--- Set exercise ---
An exact copy of all the data is required, with pictures left out.

--- Supplied data ---
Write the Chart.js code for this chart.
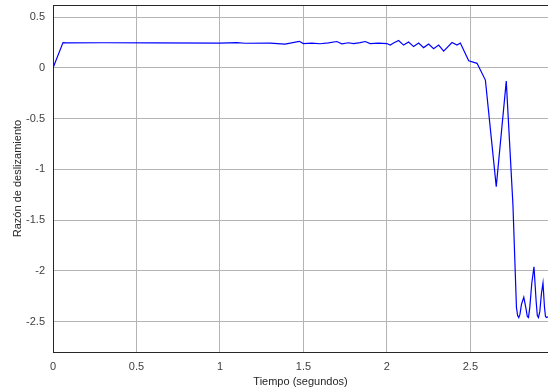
<!DOCTYPE html>
<html>
<head>
    <meta charset="utf-8">
    <title>Razón de deslizamiento</title>
    <script src="https://cdn.jsdelivr.net/npm/chart.js"></script>
    <style>
        body { margin: 0; background: #fff; }
    </style>
</head>
<body>
    <canvas id="mainChart" width="548" height="389"></canvas>
    <script>
        // Tiempo (s) y razón de deslizamiento
        const tiempo = [0, 0.06, 0.08, 0.3, 0.6, 1.0, 1.1, 1.15, 1.3, 1.39, 1.475, 1.5, 1.55, 1.6, 1.65,
            1.70, 1.73, 1.77, 1.80, 1.84, 1.87, 1.90, 1.95, 2.0, 2.02, 2.04, 2.07, 2.10, 2.13, 2.16,
            2.19, 2.22, 2.25, 2.28, 2.31, 2.34, 2.39, 2.42, 2.44, 2.49, 2.54, 2.59, 2.655, 2.715,
            2.755, 2.776, 2.783, 2.79, 2.797, 2.806, 2.82, 2.834, 2.841, 2.848, 2.856, 2.868, 2.881,
            2.894, 2.901, 2.908, 2.916, 2.926, 2.935, 2.944, 2.95, 2.956, 2.97];
        const razon = [0, 0.25, 0.247, 0.248, 0.246, 0.245, 0.25, 0.243, 0.244, 0.235, 0.262, 0.24, 0.245, 0.238, 0.246,
            0.26, 0.238, 0.248, 0.24, 0.25, 0.26, 0.24, 0.245, 0.24, 0.225, 0.245, 0.27, 0.225, 0.255, 0.21,
            0.245, 0.2, 0.235, 0.19, 0.225, 0.165, 0.25, 0.225, 0.245, 0.07, 0.045, -0.12, -1.17, -0.13,
            -1.35, -2.36, -2.44, -2.46, -2.43, -2.33, -2.26, -2.38, -2.45, -2.46, -2.36, -2.12, -1.96,
            -2.3, -2.44, -2.46, -2.4, -2.22, -2.12, -2.36, -2.45, -2.46, -2.45];

        const xTicks = [0, 0.5, 1, 1.5, 2, 2.5];
        const yTicks = [-2.5, -2, -1.5, -1, -0.5, 0, 0.5];

        const puntos = tiempo.map((t, i) => ({ x: t, y: razon[i] }));

        // Borde superior del área de gráfico
        const bordeSuperior = {
            id: 'bordeSuperior',
            afterDraw(chart) {
                const { ctx, chartArea } = chart;
                ctx.save();
                ctx.strokeStyle = '#262626';
                ctx.lineWidth = 1;
                ctx.beginPath();
                ctx.moveTo(chartArea.left, chartArea.top + 0.5);
                ctx.lineTo(chartArea.right, chartArea.top + 0.5);
                ctx.stroke();
                ctx.restore();
            }
        };

        new Chart(document.getElementById('mainChart'), {
            type: 'line',
            data: {
                datasets: [{
                    data: puntos,
                    borderColor: '#0000ff',
                    borderWidth: 1.2,
                    pointRadius: 0,
                    fill: false,
                    tension: 0
                }]
            },
            options: {
                responsive: false,
                animation: false,
                layout: { padding: { top: 5, right: 0, left: 0, bottom: 0 } },
                plugins: {
                    legend: { display: false },
                    tooltip: { enabled: false }
                },
                scales: {
                    x: {
                        type: 'linear',
                        min: 0,
                        max: 2.965,
                        afterBuildTicks: s => { s.ticks = xTicks.map(v => ({ value: v })); },
                        afterFit: s => { s.height = 37; s.paddingRight = 0; },
                        grid: { color: '#b4b4b4', drawTicks: false },
                        border: { color: '#262626', width: 1 },
                        ticks: {
                            padding: 8,
                            color: '#404040',
                            font: { family: 'Liberation Sans', size: 11 },
                            maxRotation: 0,
                            callback: v => String(v)
                        },
                        title: {
                            display: true,
                            text: 'Tiempo (segundos)',
                            color: '#262626',
                            font: { family: 'Liberation Sans', size: 11 },
                            padding: { top: 0, bottom: 0 }
                        }
                    },
                    y: {
                        type: 'linear',
                        min: -2.8,
                        max: 0.62,
                        afterBuildTicks: s => { s.ticks = yTicks.map(v => ({ value: v })); },
                        afterFit: s => { s.width = 53; s.paddingTop = 0; s.paddingBottom = 0; },
                        grid: { color: '#b4b4b4', drawTicks: false },
                        border: { color: '#262626', width: 1 },
                        ticks: {
                            padding: 8,
                            color: '#404040',
                            font: { family: 'Liberation Sans', size: 11 },
                            callback: v => String(v)
                        },
                        title: {
                            display: true,
                            text: 'Razón de deslizamiento',
                            color: '#262626',
                            font: { family: 'Liberation Sans', size: 11 },
                            padding: { top: 11, bottom: 0 }
                        }
                    }
                }
            },
            plugins: [bordeSuperior]
        });
    </script>
</body>
</html>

--- The response ---
Write the Chart.js code for this chart.
<!DOCTYPE html>
<html>
<head>
    <meta charset="utf-8">
    <title>Razón de deslizamiento</title>
    <script src="https://cdn.jsdelivr.net/npm/chart.js"></script>
    <style>
        body { margin: 0; background: #fff; }
    </style>
</head>
<body>
    <canvas id="mainChart" width="548" height="389"></canvas>
    <script>
        // Tiempo (s) y razón de deslizamiento
        const tiempo = [0, 0.06, 0.08, 0.3, 0.6, 1.0, 1.1, 1.15, 1.3, 1.39, 1.475, 1.5, 1.55, 1.6, 1.65,
            1.70, 1.73, 1.77, 1.80, 1.84, 1.87, 1.90, 1.95, 2.0, 2.02, 2.04, 2.07, 2.10, 2.13, 2.16,
            2.19, 2.22, 2.25, 2.28, 2.31, 2.34, 2.39, 2.42, 2.44, 2.49, 2.54, 2.59, 2.655, 2.715,
            2.755, 2.776, 2.783, 2.79, 2.797, 2.806, 2.82, 2.834, 2.841, 2.848, 2.856, 2.868, 2.881,
            2.894, 2.901, 2.908, 2.916, 2.926, 2.935, 2.944, 2.95, 2.956, 2.97];
        const razon = [0, 0.25, 0.247, 0.248, 0.246, 0.245, 0.25, 0.243, 0.244, 0.235, 0.262, 0.24, 0.245, 0.238, 0.246,
            0.26, 0.238, 0.248, 0.24, 0.25, 0.26, 0.24, 0.245, 0.24, 0.225, 0.245, 0.27, 0.225, 0.255, 0.21,
            0.245, 0.2, 0.235, 0.19, 0.225, 0.165, 0.25, 0.225, 0.245, 0.07, 0.045, -0.12, -1.17, -0.13,
            -1.35, -2.36, -2.44, -2.46, -2.43, -2.33, -2.26, -2.38, -2.45, -2.46, -2.36, -2.12, -1.96,
            -2.3, -2.44, -2.46, -2.4, -2.22, -2.12, -2.36, -2.45, -2.46, -2.45];

        const xTicks = [0, 0.5, 1, 1.5, 2, 2.5];
        const yTicks = [-2.5, -2, -1.5, -1, -0.5, 0, 0.5];

        const puntos = tiempo.map((t, i) => ({ x: t, y: razon[i] }));

        // Borde superior del área de gráfico
        const bordeSuperior = {
            id: 'bordeSuperior',
            afterDraw(chart) {
                const { ctx, chartArea } = chart;
                ctx.save();
                ctx.strokeStyle = '#262626';
                ctx.lineWidth = 1;
                ctx.beginPath();
                ctx.moveTo(chartArea.left, chartArea.top + 0.5);
                ctx.lineTo(chartArea.right, chartArea.top + 0.5);
                ctx.stroke();
                ctx.restore();
            }
        };

        new Chart(document.getElementById('mainChart'), {
            type: 'line',
            data: {
                datasets: [{
                    data: puntos,
                    borderColor: '#0000ff',
                    borderWidth: 1.2,
                    pointRadius: 0,
                    fill: false,
                    tension: 0
                }]
            },
            options: {
                responsive: false,
                animation: false,
                layout: { padding: { top: 5, right: 0, left: 0, bottom: 0 } },
                plugins: {
                    legend: { display: false },
                    tooltip: { enabled: false }
                },
                scales: {
                    x: {
                        type: 'linear',
                        min: 0,
                        max: 2.965,
                        afterBuildTicks: s => { s.ticks = xTicks.map(v => ({ value: v })); },
                        afterFit: s => { s.height = 37; s.paddingRight = 0; },
                        grid: { color: '#b4b4b4', drawTicks: false },
                        border: { color: '#262626', width: 1 },
                        ticks: {
                            padding: 8,
                            color: '#404040',
                            font: { family: 'Liberation Sans', size: 11 },
                            maxRotation: 0,
                            callback: v => String(v)
                        },
                        title: {
                            display: true,
                            text: 'Tiempo (segundos)',
                            color: '#262626',
                            font: { family: 'Liberation Sans', size: 11 },
                            padding: { top: 0, bottom: 0 }
                        }
                    },
                    y: {
                        type: 'linear',
                        min: -2.8,
                        max: 0.62,
                        afterBuildTicks: s => { s.ticks = yTicks.map(v => ({ value: v })); },
                        afterFit: s => { s.width = 53; s.paddingTop = 0; s.paddingBottom = 0; },
                        grid: { color: '#b4b4b4', drawTicks: false },
                        border: { color: '#262626', width: 1 },
                        ticks: {
                            padding: 8,
                            color: '#404040',
                            font: { family: 'Liberation Sans', size: 11 },
                            callback: v => String(v)
                        },
                        title: {
                            display: true,
                            text: 'Razón de deslizamiento',
                            color: '#262626',
                            font: { family: 'Liberation Sans', size: 11 },
                            padding: { top: 11, bottom: 0 }
                        }
                    }
                }
            },
            plugins: [bordeSuperior]
        });
    </script>
</body>
</html>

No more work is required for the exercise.